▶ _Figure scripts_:

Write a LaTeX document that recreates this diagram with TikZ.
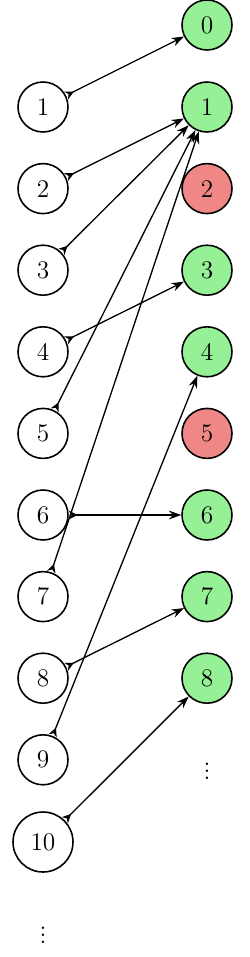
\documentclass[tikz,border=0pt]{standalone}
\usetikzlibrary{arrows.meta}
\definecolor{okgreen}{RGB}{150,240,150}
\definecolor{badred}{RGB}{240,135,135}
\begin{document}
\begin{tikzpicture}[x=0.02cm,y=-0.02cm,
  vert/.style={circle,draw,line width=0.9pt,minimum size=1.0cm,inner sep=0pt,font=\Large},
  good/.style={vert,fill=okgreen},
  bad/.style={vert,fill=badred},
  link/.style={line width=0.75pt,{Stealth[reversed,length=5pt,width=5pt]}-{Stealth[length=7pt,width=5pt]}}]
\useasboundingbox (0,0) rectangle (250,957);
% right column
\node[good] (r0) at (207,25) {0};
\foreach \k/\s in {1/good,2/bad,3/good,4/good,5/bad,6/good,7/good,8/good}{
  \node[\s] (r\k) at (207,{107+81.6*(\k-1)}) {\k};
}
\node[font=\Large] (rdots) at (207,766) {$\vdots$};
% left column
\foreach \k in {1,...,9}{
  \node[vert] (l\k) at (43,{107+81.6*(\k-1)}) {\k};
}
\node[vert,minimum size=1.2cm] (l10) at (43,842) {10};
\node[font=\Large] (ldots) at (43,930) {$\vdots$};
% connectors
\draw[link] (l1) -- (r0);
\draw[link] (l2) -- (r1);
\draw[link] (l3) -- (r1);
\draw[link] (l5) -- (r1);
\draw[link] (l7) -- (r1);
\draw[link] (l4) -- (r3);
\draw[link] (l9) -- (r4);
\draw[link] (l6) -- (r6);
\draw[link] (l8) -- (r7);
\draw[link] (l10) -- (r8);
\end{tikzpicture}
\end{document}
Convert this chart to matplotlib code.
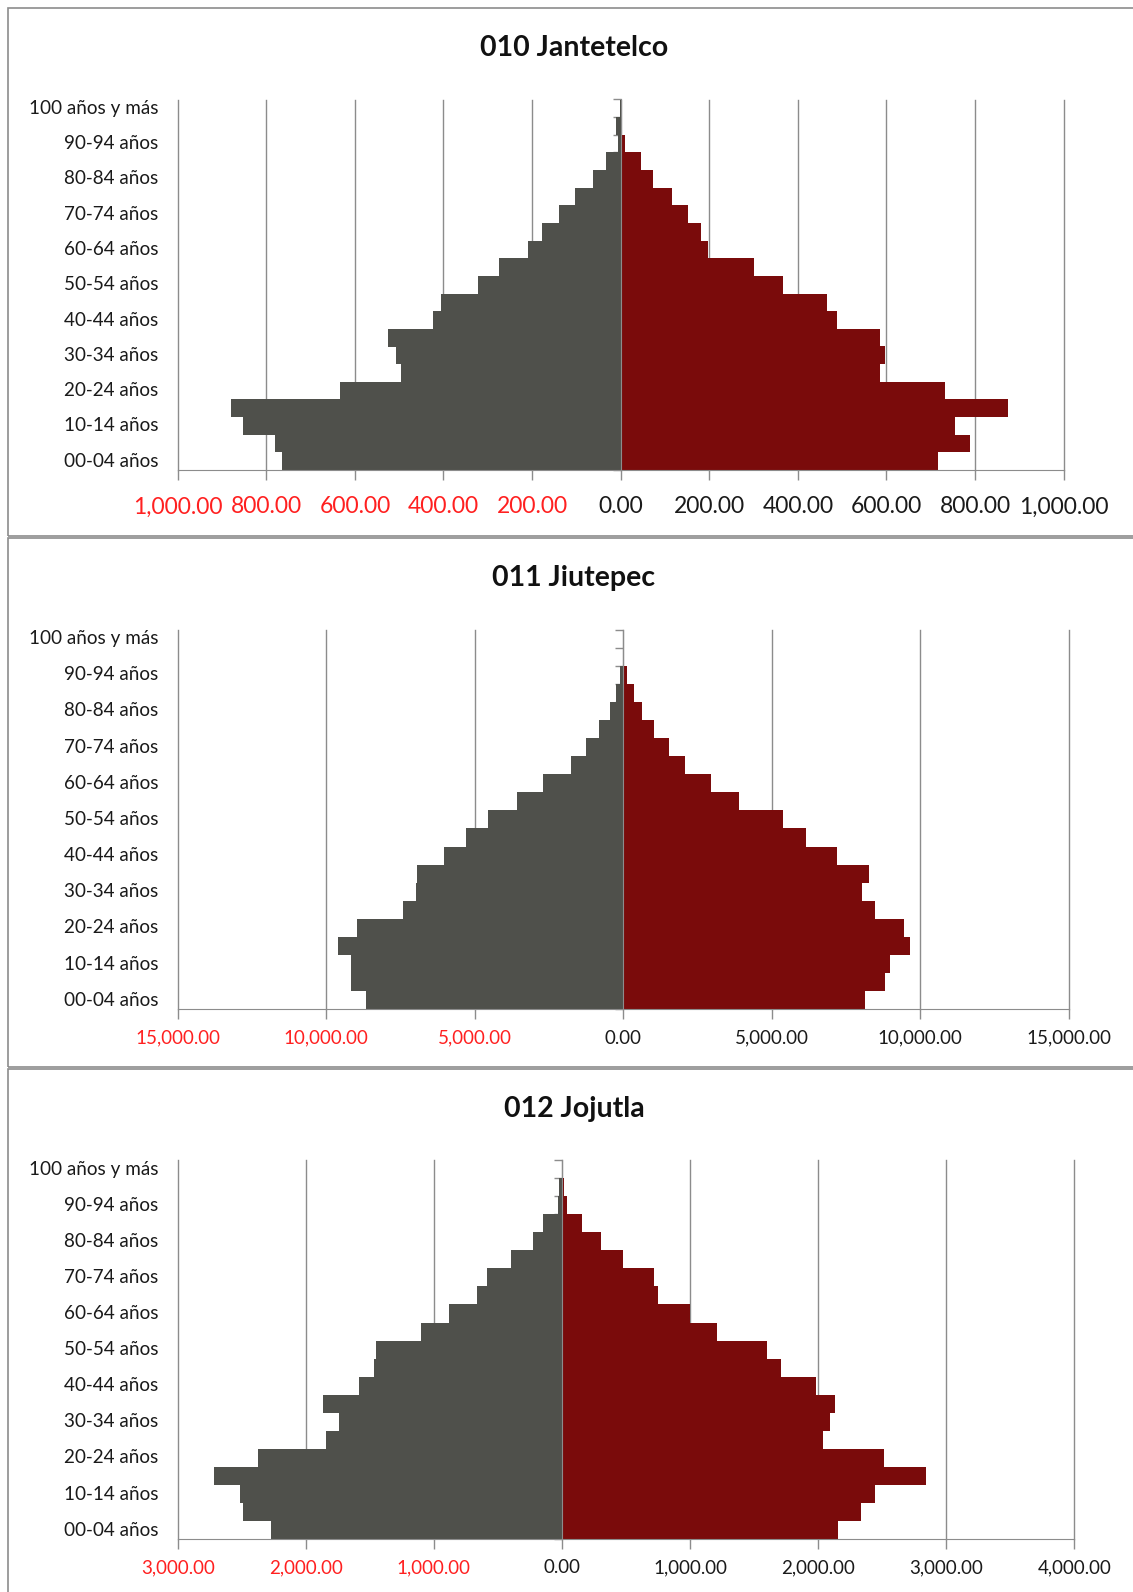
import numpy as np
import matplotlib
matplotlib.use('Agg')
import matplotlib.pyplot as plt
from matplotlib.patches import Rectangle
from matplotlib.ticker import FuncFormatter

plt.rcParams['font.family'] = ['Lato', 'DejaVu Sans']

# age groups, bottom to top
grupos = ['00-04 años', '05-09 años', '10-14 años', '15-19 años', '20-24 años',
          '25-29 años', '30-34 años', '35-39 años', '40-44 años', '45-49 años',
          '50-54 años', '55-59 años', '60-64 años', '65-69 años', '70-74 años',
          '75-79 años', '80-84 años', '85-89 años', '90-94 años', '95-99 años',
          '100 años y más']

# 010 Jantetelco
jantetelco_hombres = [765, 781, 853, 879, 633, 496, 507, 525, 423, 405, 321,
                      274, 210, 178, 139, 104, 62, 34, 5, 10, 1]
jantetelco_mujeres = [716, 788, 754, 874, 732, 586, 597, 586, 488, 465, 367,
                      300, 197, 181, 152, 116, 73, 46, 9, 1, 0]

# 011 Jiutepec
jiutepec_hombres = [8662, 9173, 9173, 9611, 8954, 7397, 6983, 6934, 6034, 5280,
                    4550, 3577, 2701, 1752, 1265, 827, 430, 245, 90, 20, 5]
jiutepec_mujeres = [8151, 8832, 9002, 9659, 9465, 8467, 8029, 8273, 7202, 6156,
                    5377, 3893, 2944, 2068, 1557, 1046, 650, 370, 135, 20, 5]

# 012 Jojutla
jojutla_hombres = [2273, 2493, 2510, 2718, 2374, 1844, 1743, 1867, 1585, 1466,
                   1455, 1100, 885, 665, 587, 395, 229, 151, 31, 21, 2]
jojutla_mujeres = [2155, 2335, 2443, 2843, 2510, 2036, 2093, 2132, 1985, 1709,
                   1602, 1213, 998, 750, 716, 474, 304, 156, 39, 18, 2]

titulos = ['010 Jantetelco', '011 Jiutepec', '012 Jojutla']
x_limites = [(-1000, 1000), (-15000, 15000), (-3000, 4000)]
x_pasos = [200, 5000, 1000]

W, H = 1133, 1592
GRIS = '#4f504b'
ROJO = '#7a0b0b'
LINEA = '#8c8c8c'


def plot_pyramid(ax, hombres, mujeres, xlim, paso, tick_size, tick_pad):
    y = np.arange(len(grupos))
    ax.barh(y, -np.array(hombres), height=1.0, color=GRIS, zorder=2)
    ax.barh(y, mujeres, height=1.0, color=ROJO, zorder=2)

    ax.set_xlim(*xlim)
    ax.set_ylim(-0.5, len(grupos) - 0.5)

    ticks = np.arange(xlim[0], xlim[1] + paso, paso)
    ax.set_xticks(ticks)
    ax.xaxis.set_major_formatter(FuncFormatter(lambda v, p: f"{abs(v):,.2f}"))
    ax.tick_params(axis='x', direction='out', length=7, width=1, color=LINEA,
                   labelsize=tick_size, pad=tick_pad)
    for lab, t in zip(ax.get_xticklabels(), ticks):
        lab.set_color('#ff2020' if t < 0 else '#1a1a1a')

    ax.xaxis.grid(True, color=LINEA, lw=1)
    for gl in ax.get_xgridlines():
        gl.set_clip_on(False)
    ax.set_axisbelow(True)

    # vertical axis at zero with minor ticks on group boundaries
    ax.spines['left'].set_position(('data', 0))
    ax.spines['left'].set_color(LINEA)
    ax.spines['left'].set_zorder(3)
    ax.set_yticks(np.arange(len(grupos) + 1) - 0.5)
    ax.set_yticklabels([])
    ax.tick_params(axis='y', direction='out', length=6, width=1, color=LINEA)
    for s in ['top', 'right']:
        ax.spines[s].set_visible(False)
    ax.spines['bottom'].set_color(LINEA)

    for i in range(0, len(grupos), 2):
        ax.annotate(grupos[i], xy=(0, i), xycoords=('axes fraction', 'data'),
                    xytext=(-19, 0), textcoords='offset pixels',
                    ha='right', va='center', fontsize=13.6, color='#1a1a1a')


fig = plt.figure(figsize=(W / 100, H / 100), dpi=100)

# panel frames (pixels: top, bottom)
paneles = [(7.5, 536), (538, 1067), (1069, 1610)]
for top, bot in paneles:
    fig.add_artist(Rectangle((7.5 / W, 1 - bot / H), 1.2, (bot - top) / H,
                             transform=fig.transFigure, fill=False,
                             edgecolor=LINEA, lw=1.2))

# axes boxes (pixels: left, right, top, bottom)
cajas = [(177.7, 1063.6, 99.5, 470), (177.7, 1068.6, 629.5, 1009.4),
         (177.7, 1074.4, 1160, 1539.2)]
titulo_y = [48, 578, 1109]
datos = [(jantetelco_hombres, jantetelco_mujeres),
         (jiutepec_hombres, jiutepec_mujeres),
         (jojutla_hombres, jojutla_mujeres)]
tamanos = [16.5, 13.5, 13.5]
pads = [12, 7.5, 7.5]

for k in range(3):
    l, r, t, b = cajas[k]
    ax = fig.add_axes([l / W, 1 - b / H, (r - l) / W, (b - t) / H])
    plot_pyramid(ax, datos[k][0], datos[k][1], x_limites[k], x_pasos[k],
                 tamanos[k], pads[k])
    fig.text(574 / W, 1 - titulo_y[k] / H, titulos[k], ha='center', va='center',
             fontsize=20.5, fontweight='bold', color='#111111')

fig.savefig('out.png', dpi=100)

▶ _REQUIRED WORK_: Output all the records, word for word, with no pictures in the copy.

▶ _WRITTEN RESPONSE_:
Write a LaTeX document that recreates this diagram with TikZ.
\documentclass[tikz,border=0pt]{standalone}
\usetikzlibrary{arrows.meta}
\definecolor{okgreen}{RGB}{150,240,150}
\definecolor{badred}{RGB}{240,135,135}
\begin{document}
\begin{tikzpicture}[x=0.02cm,y=-0.02cm,
  vert/.style={circle,draw,line width=0.9pt,minimum size=1.0cm,inner sep=0pt,font=\Large},
  good/.style={vert,fill=okgreen},
  bad/.style={vert,fill=badred},
  link/.style={line width=0.75pt,{Stealth[reversed,length=5pt,width=5pt]}-{Stealth[length=7pt,width=5pt]}}]
\useasboundingbox (0,0) rectangle (250,957);
% right column
\node[good] (r0) at (207,25) {0};
\foreach \k/\s in {1/good,2/bad,3/good,4/good,5/bad,6/good,7/good,8/good}{
  \node[\s] (r\k) at (207,{107+81.6*(\k-1)}) {\k};
}
\node[font=\Large] (rdots) at (207,766) {$\vdots$};
% left column
\foreach \k in {1,...,9}{
  \node[vert] (l\k) at (43,{107+81.6*(\k-1)}) {\k};
}
\node[vert,minimum size=1.2cm] (l10) at (43,842) {10};
\node[font=\Large] (ldots) at (43,930) {$\vdots$};
% connectors
\draw[link] (l1) -- (r0);
\draw[link] (l2) -- (r1);
\draw[link] (l3) -- (r1);
\draw[link] (l5) -- (r1);
\draw[link] (l7) -- (r1);
\draw[link] (l4) -- (r3);
\draw[link] (l9) -- (r4);
\draw[link] (l6) -- (r6);
\draw[link] (l8) -- (r7);
\draw[link] (l10) -- (r8);
\end{tikzpicture}
\end{document}
Convert this chart to matplotlib code.
import numpy as np
import matplotlib
matplotlib.use('Agg')
import matplotlib.pyplot as plt
from matplotlib.patches import Rectangle
from matplotlib.ticker import FuncFormatter

plt.rcParams['font.family'] = ['Lato', 'DejaVu Sans']

# age groups, bottom to top
grupos = ['00-04 años', '05-09 años', '10-14 años', '15-19 años', '20-24 años',
          '25-29 años', '30-34 años', '35-39 años', '40-44 años', '45-49 años',
          '50-54 años', '55-59 años', '60-64 años', '65-69 años', '70-74 años',
          '75-79 años', '80-84 años', '85-89 años', '90-94 años', '95-99 años',
          '100 años y más']

# 010 Jantetelco
jantetelco_hombres = [765, 781, 853, 879, 633, 496, 507, 525, 423, 405, 321,
                      274, 210, 178, 139, 104, 62, 34, 5, 10, 1]
jantetelco_mujeres = [716, 788, 754, 874, 732, 586, 597, 586, 488, 465, 367,
                      300, 197, 181, 152, 116, 73, 46, 9, 1, 0]

# 011 Jiutepec
jiutepec_hombres = [8662, 9173, 9173, 9611, 8954, 7397, 6983, 6934, 6034, 5280,
                    4550, 3577, 2701, 1752, 1265, 827, 430, 245, 90, 20, 5]
jiutepec_mujeres = [8151, 8832, 9002, 9659, 9465, 8467, 8029, 8273, 7202, 6156,
                    5377, 3893, 2944, 2068, 1557, 1046, 650, 370, 135, 20, 5]

# 012 Jojutla
jojutla_hombres = [2273, 2493, 2510, 2718, 2374, 1844, 1743, 1867, 1585, 1466,
                   1455, 1100, 885, 665, 587, 395, 229, 151, 31, 21, 2]
jojutla_mujeres = [2155, 2335, 2443, 2843, 2510, 2036, 2093, 2132, 1985, 1709,
                   1602, 1213, 998, 750, 716, 474, 304, 156, 39, 18, 2]

titulos = ['010 Jantetelco', '011 Jiutepec', '012 Jojutla']
x_limites = [(-1000, 1000), (-15000, 15000), (-3000, 4000)]
x_pasos = [200, 5000, 1000]

W, H = 1133, 1592
GRIS = '#4f504b'
ROJO = '#7a0b0b'
LINEA = '#8c8c8c'


def plot_pyramid(ax, hombres, mujeres, xlim, paso, tick_size, tick_pad):
    y = np.arange(len(grupos))
    ax.barh(y, -np.array(hombres), height=1.0, color=GRIS, zorder=2)
    ax.barh(y, mujeres, height=1.0, color=ROJO, zorder=2)

    ax.set_xlim(*xlim)
    ax.set_ylim(-0.5, len(grupos) - 0.5)

    ticks = np.arange(xlim[0], xlim[1] + paso, paso)
    ax.set_xticks(ticks)
    ax.xaxis.set_major_formatter(FuncFormatter(lambda v, p: f"{abs(v):,.2f}"))
    ax.tick_params(axis='x', direction='out', length=7, width=1, color=LINEA,
                   labelsize=tick_size, pad=tick_pad)
    for lab, t in zip(ax.get_xticklabels(), ticks):
        lab.set_color('#ff2020' if t < 0 else '#1a1a1a')

    ax.xaxis.grid(True, color=LINEA, lw=1)
    for gl in ax.get_xgridlines():
        gl.set_clip_on(False)
    ax.set_axisbelow(True)

    # vertical axis at zero with minor ticks on group boundaries
    ax.spines['left'].set_position(('data', 0))
    ax.spines['left'].set_color(LINEA)
    ax.spines['left'].set_zorder(3)
    ax.set_yticks(np.arange(len(grupos) + 1) - 0.5)
    ax.set_yticklabels([])
    ax.tick_params(axis='y', direction='out', length=6, width=1, color=LINEA)
    for s in ['top', 'right']:
        ax.spines[s].set_visible(False)
    ax.spines['bottom'].set_color(LINEA)

    for i in range(0, len(grupos), 2):
        ax.annotate(grupos[i], xy=(0, i), xycoords=('axes fraction', 'data'),
                    xytext=(-19, 0), textcoords='offset pixels',
                    ha='right', va='center', fontsize=13.6, color='#1a1a1a')


fig = plt.figure(figsize=(W / 100, H / 100), dpi=100)

# panel frames (pixels: top, bottom)
paneles = [(7.5, 536), (538, 1067), (1069, 1610)]
for top, bot in paneles:
    fig.add_artist(Rectangle((7.5 / W, 1 - bot / H), 1.2, (bot - top) / H,
                             transform=fig.transFigure, fill=False,
                             edgecolor=LINEA, lw=1.2))

# axes boxes (pixels: left, right, top, bottom)
cajas = [(177.7, 1063.6, 99.5, 470), (177.7, 1068.6, 629.5, 1009.4),
         (177.7, 1074.4, 1160, 1539.2)]
titulo_y = [48, 578, 1109]
datos = [(jantetelco_hombres, jantetelco_mujeres),
         (jiutepec_hombres, jiutepec_mujeres),
         (jojutla_hombres, jojutla_mujeres)]
tamanos = [16.5, 13.5, 13.5]
pads = [12, 7.5, 7.5]

for k in range(3):
    l, r, t, b = cajas[k]
    ax = fig.add_axes([l / W, 1 - b / H, (r - l) / W, (b - t) / H])
    plot_pyramid(ax, datos[k][0], datos[k][1], x_limites[k], x_pasos[k],
                 tamanos[k], pads[k])
    fig.text(574 / W, 1 - titulo_y[k] / H, titulos[k], ha='center', va='center',
             fontsize=20.5, fontweight='bold', color='#111111')

fig.savefig('out.png', dpi=100)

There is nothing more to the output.